How to Fix My Credit After a Vehicle Repo

Lenders providing car financing usually include provisions in their contracts permitting vehicle seizure when borrowers miss a payment, according to the Federal Trade Commisson (FTC) website. This action is known as a vehicle repossession, and it remains on Experian, Equifax and TransUnion credit reports for seven years. Thus, a repossession lowers your credit score, making it more difficult to get other loans; however, you can mitigate the damage with some repair work.

Instructions

    1

    Send payments to catch up any other accounts with past due balances, recommends the My FICO credit score company website. Delinquent accounts and other payment-related information count for more than one-third of your credit score. Late payments hurt you, but the way to rebuild your credit is to bring your accounts current and make all future payments on time.

    2

    Pay any difference between the amount you owed on your repossessed vehicle and the amount the bank received from its sale.
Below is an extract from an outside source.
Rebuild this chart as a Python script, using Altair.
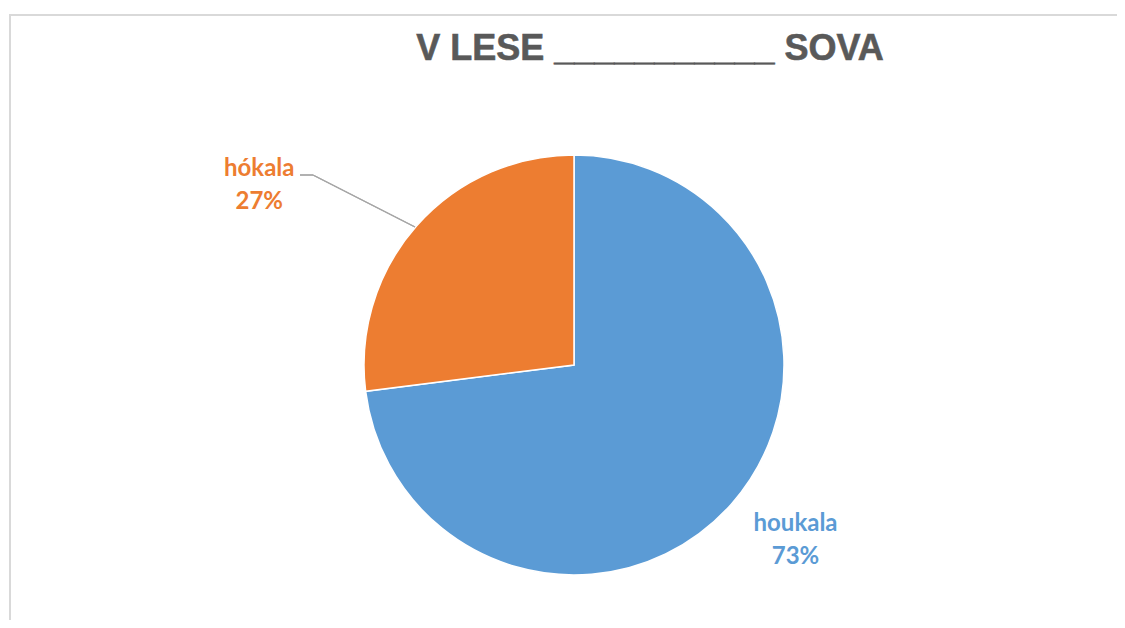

This is called the deficiency, according to the FTC website, and you are liable to pay. The unpaid balance hurts your credit score because it is viewed as a payment delinquency. The damage gets worse if the bank charges it off and sends it to a collection agency or sues you and get a judgment from the court.

    3

    Clean as many negative accounts off your credit reports as possible. The FTC website advises ordering credit reports from annualcreditreport.com. The Fair Credit Reporting Act (FCRA), mandates this site, which gives a free report every 12 months. Find entries with errors and dispute them with the credit bureaus. Divorcenet, a legal website, explains that the bureaus must erase the information if it the reporting creditor cannot verify the information.

    4

    Buy things with your other credit accounts, but only spend as much as you can afford to pay back promptly. MSN Money website writer Liz Pulliam Weston explains that you need to use credit to fix your damaged history. Get a secured credit card if the repossession was not your only problem and your creditors closed your other accounts. You put money in a bank account, and the card issuer extends a credit line for the deposited amount, which acts as collateral.